RESPOSTA À SEGUNDA. — Assim como o movi­mento, por ser um ato imperfeito, não entra propriamente em nenhum gênero, mas se reduz ao gênero de ato perfeito, como a alteração à qualidade, assim, a virtude instrumental não está propriamente falando, em nenhum gênero, mas se reduz ao gênero e à espécie da virtude perfeita.
 
RESPOSTA À TERCEIRA. — Assim como a virtu­de instrumental o instrumento a adquire por isso mesmo que é movido pelo agente principal, assim também um sacramento adquire a virtude espiritual pela bênção de Cristo e pela aplicação do ministro ao uso desse sacramento. Por isso diz Agostinho: Nada há para admirar, quando dizemos que a água, substância material, chega a purificar a alma. Chega-o de fato e penetra todos os latíbulos da consciência. Embora seja de natureza subtil e leve, torna-se ainda mais subtil pela graça de Cristo e penetra com a subtileza do seu orvalho as fontes da vida e os recônditos da alma.
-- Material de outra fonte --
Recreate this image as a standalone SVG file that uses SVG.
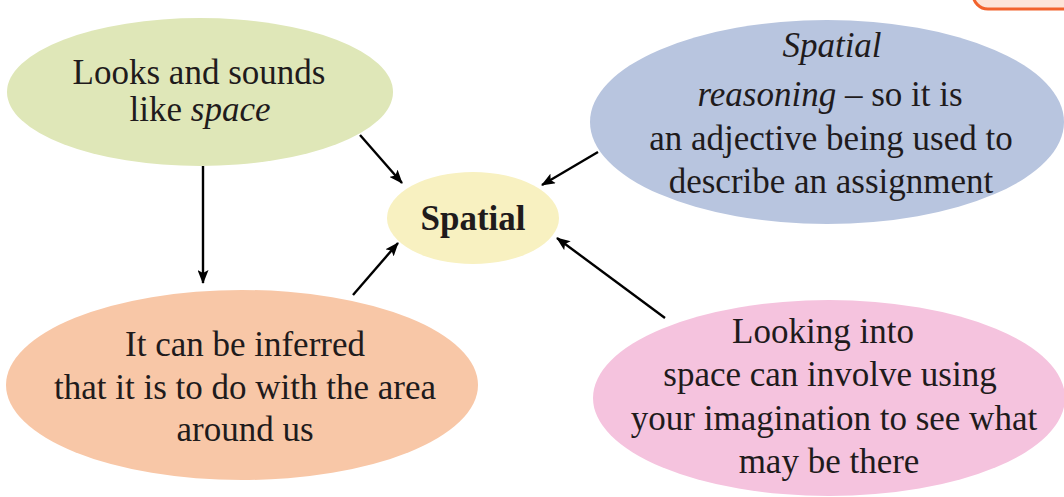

RESPOSTA À QUARTA. — Assim como a mesma virtude do agente principal existe instrumental­mente em todos os instrumentos ordenados a produzir um efeito enquanto formam numa certa ordem uma unidade; assim também a mesma virtude sacramental existe nas palavras e nas coisas, enquanto que cada sacramento se perfaz por meio de certas palavras e coisas.